Some of these behaviors were a result of my upbringing, messages/expressions that I’d heard growing up, familiar to me without negative consequences. For example, I was the PCC on the evening shift. The Unit Secretary was a young single mother with a host of social problems. She could perform well one day but not the next. Her trips to lab often resulted in her being AWOL or chronic tardiness from breaks. She was inconsistent in taking and communicating messages and she always had an excuse.I’d made what I thought was a decent attempt to be clear about directions and expectations. But our dance was often one step forward and two steps back. Alone in the formula room and she said something that got on the last nerve, sent me to the nth degree. Exasperated, I said, “Sometimes you make me want to throttle you!”
She cowered in a small child defensive posture with her arms covering her head. I was stunned like being punched in the gut. I asked, “What’s wrong?” “You scare me.” she said. I didn’t consider my words threatening. I only was expressing my own frustration. At my house we didn’t fear physical harm, never experienced it. This gave me much to think about, adjust, amend and study. I didn’t know her story only mine.
She taught me that I am responsible for both the words said and how they are delivered. I had to adjust my habit of immediate reaction and pause, breathe and consider before responding in situations. I don’t like that but I try and do so more consistently. This experience taught me to be slightly more compassionate. The biggest lesson of this story is the lesson of forgiveness.

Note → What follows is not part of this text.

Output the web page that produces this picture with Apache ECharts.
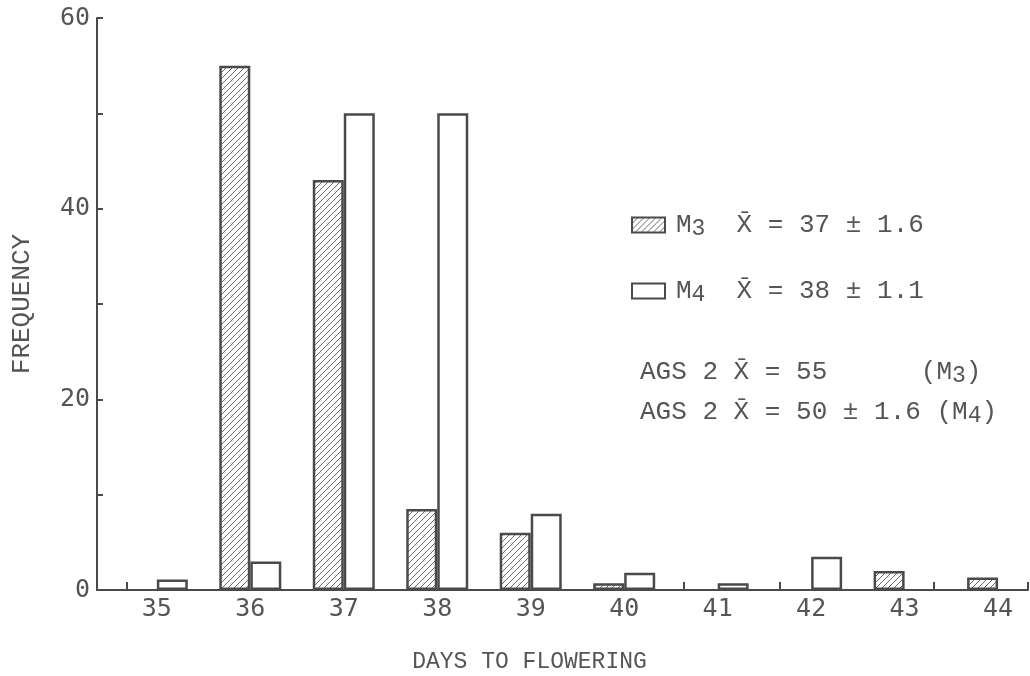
<!DOCTYPE html>
<html>
<head>
<meta charset="utf-8">
<script src="https://cdn.jsdelivr.net/npm/echarts@6/dist/echarts.min.js"></script>
<style>
  html, body { margin: 0; padding: 0; background: #fff; }
  #chart { width: 1030px; height: 676px; }
</style>
</head>
<body>
<div id="chart"></div>
<script>
// Days to flowering and frequency for the two generations
const days = [35, 36, 37, 38, 39, 40, 41, 42, 43, 44];
const m3Freq = [null, 55, 43, 8.5, 6, 0.7, null, null, 2, 1.3];
const m4Freq = [1.1, 3, 50, 50, 8, 1.8, 0.7, 3.5, null, null];
const seriesNames = ['M3', 'M4'];
const meanText = ['X̄ = 37 ± 1.6', 'X̄ = 38 ± 1.1'];
// parent (AGS 2) means: text before the generation label, and its subscript
const agsText = ['AGS 2 X̄ = 55      ', 'AGS 2 X̄ = 50 ± 1.6 '];
const agsGen = ['3', '4'];
const yTicks = [0, 20, 40, 60];
const xTickMarks = [34.68, 40.64, 41.66, 43.31, 44.32];

const ink = '#4a4a4a';
const textInk = '#555555';
const typeFont = '"Liberation Mono", "DejaVu Sans Mono", monospace';
const digitFont = '"DejaVu Sans Mono", "Liberation Mono", monospace';

// rich styles: normal text and a lowered generation subscript
const richStyles = {
  m: { fontFamily: typeFont, fontSize: 26, color: textInk, fill: textInk, lineHeight: 30 },
  s: { fontFamily: typeFont, fontSize: 23, color: textInk, fill: textInk, lineHeight: 14, verticalAlign: 'bottom' }
};

// diagonal hatch tile for the M3 bars
function hatchTile() {
  const s = 6;
  const c = document.createElement('canvas');
  c.width = s; c.height = s;
  const g = c.getContext('2d');
  g.fillStyle = '#ffffff';
  g.fillRect(0, 0, s, s);
  g.strokeStyle = '#6a6a6a';
  g.lineWidth = 1;
  g.beginPath();
  g.moveTo(0, s); g.lineTo(s, 0);
  g.moveTo(-1, 1); g.lineTo(1, -1);
  g.moveTo(s - 1, s + 1); g.lineTo(s + 1, s - 1);
  g.stroke();
  return c;
}

function pairs(vals) {
  return days.map((d, i) => vals[i] == null ? [d, '-'] : [d, vals[i]]);
}

const chart = echarts.init(document.getElementById('chart'), null, { renderer: 'canvas' });

chart.setOption({
  backgroundColor: '#ffffff',
  animation: false,
  grid: { left: 97, right: 2, top: 18, bottom: 86, outerBoundsMode: 'none', containLabel: false },
  legend: {
    orient: 'vertical',
    left: 626,
    top: 207,
    itemWidth: 33,
    itemHeight: 15,
    itemGap: 38,
    icon: 'rect',
    selectedMode: false,
    data: seriesNames,
    formatter: name => '{m|M}{s|' + name.slice(1) + '}{m|  ' + meanText[seriesNames.indexOf(name)] + '}',
    textStyle: { padding: [0, 0, 0, 6], rich: richStyles }
  },
  xAxis: {
    type: 'value',
    min: 34.36,
    max: 44.32,
    splitLine: { show: false },
    axisLine: { lineStyle: { color: ink, width: 2 } },
    axisTick: { inside: true, length: 8, customValues: xTickMarks, lineStyle: { color: ink, width: 2 } },
    axisLabel: { customValues: days, fontFamily: digitFont, fontSize: 25, color: textInk, margin: 7 },
    name: 'DAYS TO FLOWERING',
    nameLocation: 'middle',
    nameGap: 60,
    nameTextStyle: { fontFamily: typeFont, fontSize: 23, color: textInk, padding: [0, 66, 0, 0] }
  },
  yAxis: {
    type: 'value',
    min: 0,
    max: 60,
    interval: 10,
    splitLine: { show: false },
    axisLine: { show: true, lineStyle: { color: ink, width: 2 } },
    axisTick: { show: true, inside: true, length: 6, lineStyle: { color: ink, width: 2 } },
    axisLabel: {
      fontFamily: digitFont, fontSize: 25, color: textInk, margin: 7,
      formatter: v => yTicks.indexOf(v) >= 0 ? String(v) : ''
    },
    name: 'FREQUENCY',
    nameLocation: 'middle',
    nameRotate: 90,
    nameGap: 58,
    nameTextStyle: { fontFamily: typeFont, fontSize: 26, color: textInk, padding: [0, 0, 4, 0] }
  },
  series: [
    {
      name: seriesNames[0],
      type: 'bar',
      barWidth: 31,
      barGap: '0%',
      data: pairs(m3Freq),
      itemStyle: { color: { image: hatchTile(), repeat: 'repeat' }, borderColor: ink, borderWidth: 2.5 }
    },
    {
      name: seriesNames[1],
      type: 'bar',
      barWidth: 31,
      barGap: '0%',
      data: pairs(m4Freq),
      itemStyle: { color: '#ffffff', borderColor: ink, borderWidth: 2.5 }
    }
  ],
  graphic: agsText.map((t, i) => ({
    type: 'text',
    x: 640,
    y: 372 + i * 40,
    style: {
      text: '{m|' + t + '(M}{s|' + agsGen[i] + '}{m|)}',
      rich: richStyles,
      fill: textInk,
      verticalAlign: 'middle'
    }
  }))
});
</script>
</body>
</html>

I made a big mistake, likely many with this person and employee. It ate at me. I had to forgive my ignorance over and over. Years later in line at a grocery a woman turned and introduced herself. It was young woman I had wounded with words. I smiled and asked if she was well. A little forcefully she announced her educational accomplishments, marital status and ages of her children. She was standing proud and reminding me I was wrong. She’d done some growing up. We both had. I told her that I was happy for her and to be well. Later, I needed to forgive myself again. Lack of knowing or mistakes happen to us all. I believe “That we are only as sick as our secrets.” Shame, resentments, regrets fester if not shared. My mean and ugly needed the light of day to be exposed and examined healed.